Lusso seemed to be on the fast track of growth — just like High Country Club — before falling victim to the triple-whammy of falling real estate prices, tightening credit markets, and the cascading financial markets that make disposable income so less disposable these days.

It is important to point out that this is Chapter 11 (reorganization) and not Chapter 7 (liquidation). Save for losing out on some real estate in Anguilla, apparently, the club will continue operating with business as usual as creditors dictate its fate.

The industry obviously did not need this. A pair of prolific buckling speedsters isn’t going to help sway any fence-straddling potential destination club industry members to dive in. Consolidation would have been much better. Surely Exclusive Resorts could have made room for Lusso under better circumstances.

As it stands, with HCC and now Lusso, it appears that the industry’s biggest players are either letting the shakeout take place or have enough to worry about internally to take on companies with deteriorating financials.

Lusso has always been one of my personal favorites on the scene. It gets high marks from me for its polished website, detailed floor plans, and virtual tours. I hope it is able to get everything cobbled back together and grow again, but before any of that happens real estate prices need to stabilize.  Now that even Hank Paulson is committed to that goal, we may be closer to the bottom than anyone may realize. Let’s hope so.

posted by Desties on Nov 10

These are tough times for the destination club industry, but no one is having it harder than High Country Club. The club is facing an implosion if enough members don’t buy into the company’s “Success Plan” this month.

Ultimate Escapes is in a position to help.

Forget a buyout. High Country Club supposedly owes more on their properties than they are currently worth in resale, and the CEO’s stern warning that liquidation of the club won’t likely leave any funds to repay member deposits implies that acquiring members is also a liability.

However, as the new entry-level destination club (with High Country Club temporarily ceasing the marketing of new memberships), Ultimate Escapes is in a great position to offer disenchanted HCC members another way out.

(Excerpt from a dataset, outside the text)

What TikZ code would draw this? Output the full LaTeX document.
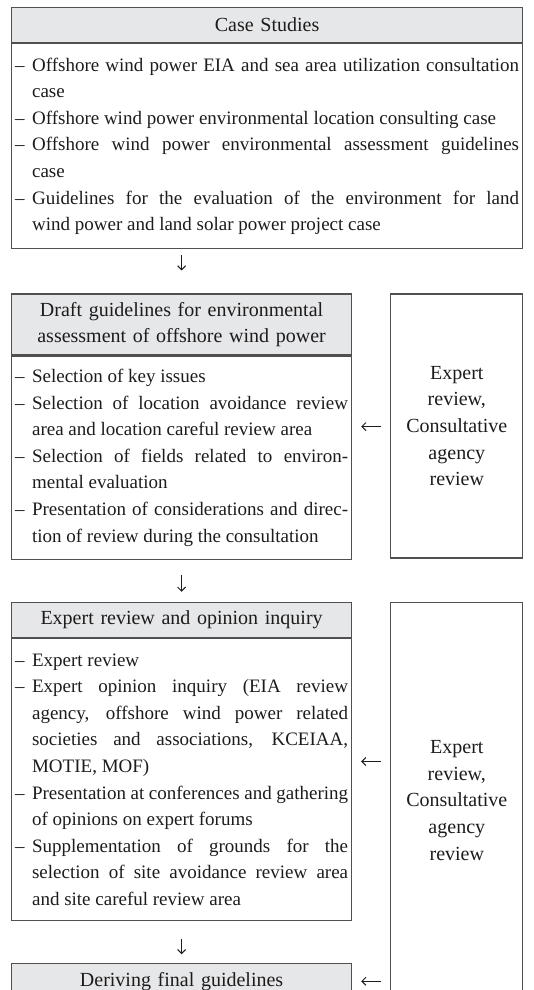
\documentclass[tikz,border=0pt]{standalone}
\usepackage{fontspec}
\setmainfont{Liberation Serif}
\usepackage{tikz}
\usetikzlibrary{positioning,arrows.meta,calc}
\definecolor{frame}{RGB}{80,80,80}
\definecolor{hdgray}{RGB}{230,231,232}
\definecolor{ink}{RGB}{30,27,28}
\newcommand{\itm}[1]{\noindent\hangindent=8.5pt\hangafter=1\makebox[8.5pt][l]{--}#1\par}

\begin{document}
\begin{tikzpicture}[text=ink,
  hd/.style={rectangle,draw=frame,line width=0.6pt,fill=hdgray,align=center,inner xsep=1.75pt,inner ysep=2pt,font=\fontsize{10}{13.3}\selectfont},
  bd/.style={rectangle,draw=frame,line width=0.6pt,align=justify,inner xsep=1.75pt,inner ysep=3pt,font=\fontsize{9.5}{13.3}\selectfont},
  rv/.style={rectangle,draw=frame,line width=0.6pt,align=center,minimum width=66pt,font=\fontsize{10}{13.3}\selectfont},
  ar/.style={-{Straight Barb[length=2pt,width=4pt]},ink,line width=0.5pt}]
  \useasboundingbox (0,0) rectangle (267pt,-495pt);
  \clip (0,0) rectangle (267pt,-495pt);
  \node[hd,text width=252pt,minimum height=17.5pt,anchor=north west](hdrA) at (5.5pt,-3.5pt){Case Studies};
  \node[bd,text width=252pt,minimum height=102.5pt,below=0pt of hdrA](cases){%
    \itm{Offshore wind power EIA and sea area utilization consultation\linebreak case}
    \itm{Offshore wind power environmental location consulting case}
    \itm{Offshore wind power environmental assessment guidelines\linebreak case}
    \itm{Guidelines for the evaluation of the environment for land\linebreak wind power and land solar power project case}};
  \node[hd,text width=166.5pt,minimum height=30.5pt,below right=22pt and 0pt of cases.south west](hdrB){Draft guidelines for environmental\\assessment of offshore wind power};
  \node[bd,text width=166.5pt,minimum height=101.5pt,below=0pt of hdrB](draft){%
    \itm{Selection of key issues}
    \itm{Selection of location avoidance review\linebreak area and location careful review area}
    \itm{Selection of fields related to environ-\linebreak mental evaluation}
    \itm{Presentation of considerations and direc-\linebreak tion of review during the consultation}};
  \node[rv,minimum height=132pt,right=19pt of hdrB.north east,anchor=north west](revA){Expert\\review,\\Consultative\\agency\\review};
  \node[hd,text width=166.5pt,minimum height=17.5pt,below right=21pt and 0pt of draft.south west](hdrC){Expert review and opinion inquiry};
  \node[bd,text width=166.5pt,minimum height=141pt,below=0pt of hdrC](inquiry){%
    \itm{Expert review}
    \itm{Expert opinion inquiry (EIA review\linebreak agency, offshore wind power related\linebreak societies and associations, KCEIAA,\linebreak MOTIE, MOF)}
    \itm{Presentation at conferences and gathering\linebreak of opinions on expert forums}
    \itm{Supplementation of grounds for the\linebreak selection of site avoidance review area\linebreak and site careful review area}};
  \node[rv,minimum height=198pt,right=19pt of hdrC.north east,anchor=north west](revB){Expert\\review,\\Consultative\\agency\\review};
  \node[hd,text width=166.5pt,minimum height=17.5pt,below right=21pt and 0pt of inquiry.south west](final){Deriving final guidelines};
  \coordinate (mB) at ($(hdrB.north east)!.5!(draft.south east)$);
  \coordinate (mC) at ($(hdrC.north east)!.5!(inquiry.south east)$);
  \draw[ar,shorten <=3pt,shorten >=11.5pt](cases.south -| hdrB)--(hdrB);
  \draw[ar,shorten <=7.5pt,shorten >=5pt](draft)--(hdrC);
  \draw[ar,shorten <=9pt,shorten >=4.5pt](inquiry)--(final);
  \draw[ar,shorten <=4.5pt,shorten >=4.5pt](revA.west |- mB)--(mB);
  \draw[ar,shorten <=4.5pt,shorten >=4.5pt](revB.west |- mC)--(mC);
  \draw[ar,shorten <=4.5pt,shorten >=4.5pt](revB.west |- final.east)--(final.east);
\end{tikzpicture}
\end{document}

The proposed new HCC dues to keep the club afloat are within spitting distance of what Ultimate Escapes Premiere is charging. Once you factor in the more DC-centric features of Ultimate Escapes (greater booking flexibility, lack of exit cleaning fees, the presence of a local host to tackle grassroots problems, serve as concierge, and stock requested groceries) it’s arguably a better deal.

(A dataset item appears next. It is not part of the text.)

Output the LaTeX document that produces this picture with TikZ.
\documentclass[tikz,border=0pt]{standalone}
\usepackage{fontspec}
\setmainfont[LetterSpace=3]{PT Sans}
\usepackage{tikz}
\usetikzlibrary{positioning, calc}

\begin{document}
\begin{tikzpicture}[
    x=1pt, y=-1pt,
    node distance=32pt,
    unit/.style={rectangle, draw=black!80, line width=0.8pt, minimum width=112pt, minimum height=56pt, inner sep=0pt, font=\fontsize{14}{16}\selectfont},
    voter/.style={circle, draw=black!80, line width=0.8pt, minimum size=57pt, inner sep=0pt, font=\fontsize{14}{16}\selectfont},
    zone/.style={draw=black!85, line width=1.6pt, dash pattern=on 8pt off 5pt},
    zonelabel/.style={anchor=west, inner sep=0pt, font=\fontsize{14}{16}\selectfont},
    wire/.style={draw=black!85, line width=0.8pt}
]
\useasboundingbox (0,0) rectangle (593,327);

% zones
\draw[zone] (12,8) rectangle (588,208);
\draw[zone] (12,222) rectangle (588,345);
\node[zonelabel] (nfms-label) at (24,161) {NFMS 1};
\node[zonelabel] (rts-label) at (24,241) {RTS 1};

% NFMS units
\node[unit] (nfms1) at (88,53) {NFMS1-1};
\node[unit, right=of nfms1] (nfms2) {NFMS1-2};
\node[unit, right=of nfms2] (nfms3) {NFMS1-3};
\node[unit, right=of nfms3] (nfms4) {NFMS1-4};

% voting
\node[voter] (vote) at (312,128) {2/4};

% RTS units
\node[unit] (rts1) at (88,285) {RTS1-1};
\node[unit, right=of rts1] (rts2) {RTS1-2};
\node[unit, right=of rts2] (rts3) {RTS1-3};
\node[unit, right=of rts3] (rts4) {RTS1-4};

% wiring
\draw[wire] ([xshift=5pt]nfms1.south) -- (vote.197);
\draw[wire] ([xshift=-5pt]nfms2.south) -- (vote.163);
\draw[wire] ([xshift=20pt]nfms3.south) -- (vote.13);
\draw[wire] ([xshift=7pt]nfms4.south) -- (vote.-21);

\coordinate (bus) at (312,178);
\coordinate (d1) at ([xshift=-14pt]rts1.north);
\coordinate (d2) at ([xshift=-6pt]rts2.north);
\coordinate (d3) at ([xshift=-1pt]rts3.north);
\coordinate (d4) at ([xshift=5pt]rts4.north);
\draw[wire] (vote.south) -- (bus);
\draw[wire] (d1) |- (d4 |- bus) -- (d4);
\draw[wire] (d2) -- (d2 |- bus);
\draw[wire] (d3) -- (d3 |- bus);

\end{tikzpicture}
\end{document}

The rub, of course, is that High Country Club members are unlikely to fork over new deposits to a second club. The negative equity of HCC makes UE unlikely to take on members with a lack of deposit funds.

However, if — and only IF — the HCC Success Plan falters, why doesn’t UE take in the HCC members with “dues only” memberships?

UE has the same problem that all of its peers have at the moment. Membership growth has stalled. In fact, going by UE’s own marketing materials, one can deduce that several of the Private Escapes members (in the dozens, since recruitment emails to the public have gone from touting a club with “1400 members” in mid-August to “more than 1300 members” today) decided not to stick around after the merger with Ultimate Resorts to form Ultimate Escapes.

In other words, Ultimate Escapes could use more members. Since every club’s goal these days is to bump up occupancy levels, it also makes better sense to take on new “dues only” members than to unload properties. 

I know. Dues pay for maintenance fees but deposits pay for new homes. Taking on SOME of the HCC members won’t bankroll new properties. It doesn’t have to, as long as the move wins over “dozens” of HCC members instead of “hundreds” — which in of itself wouldn’t be a bad problem to have.

The beauty, of course, is that UE can offer HCC members the “dues only” memberships for a limited time. Let’s say, for instance, it offers folks who can confirm that they were HCC members a “dues only” deal for the next 2-3 years. At that point they would have to pay a deposit to continue as members. This would give HCC members a sampling of the club and it would also give UE bodies to ride out the near-term slump.

It’s a win-win, and that’s rare these days.

posted by Desties on Oct 30

Is there a white knight waiting in the wings to scoop up High Country Club? 

I’m hoping somebody does, if only to take a hit for the team so the industry doesn’t have to go through the whole Tanner & Halley fiasco in winning back consumer credibility.

And by taking “a hit for the team” I don’t mean that HCC wouldn’t be a great collection of properties and members. It would. The problem is that it’s unlikely that a rational club would buy in. Since the mortgage holders are owed more than the properties are worth, it would be cheaper for any club to just buy new properties instead of inheriting homes that are underwater. Dues-paying members are great to have, but most clubs would have to jack those dues to make it commensurate with what current members are paying in their own clubs. Perhaps more importantly, is that they would be acquiring members who have expectations of getting their deposits back with the acquiring club not getting anything in return.

After Ultimate Resorts acquired the T&H properties in bankruptcy, it offered its members the ability to join the club, with the expectation that they would get most of their original deposit back if they stuck around for another 5-7 years. The math made sense on Ultimate’s part at the time, becasue it had a ton of new properties and needed bodies to fill them. I don’t know if a club would make such a generous offer this time around. It costs plenty to acquire a new member, but clearly not the amount of any initial deposit.

So what’s it going to be? Is someone going to step up and take a hit for the team? Steve Case? Are you angling for karma points?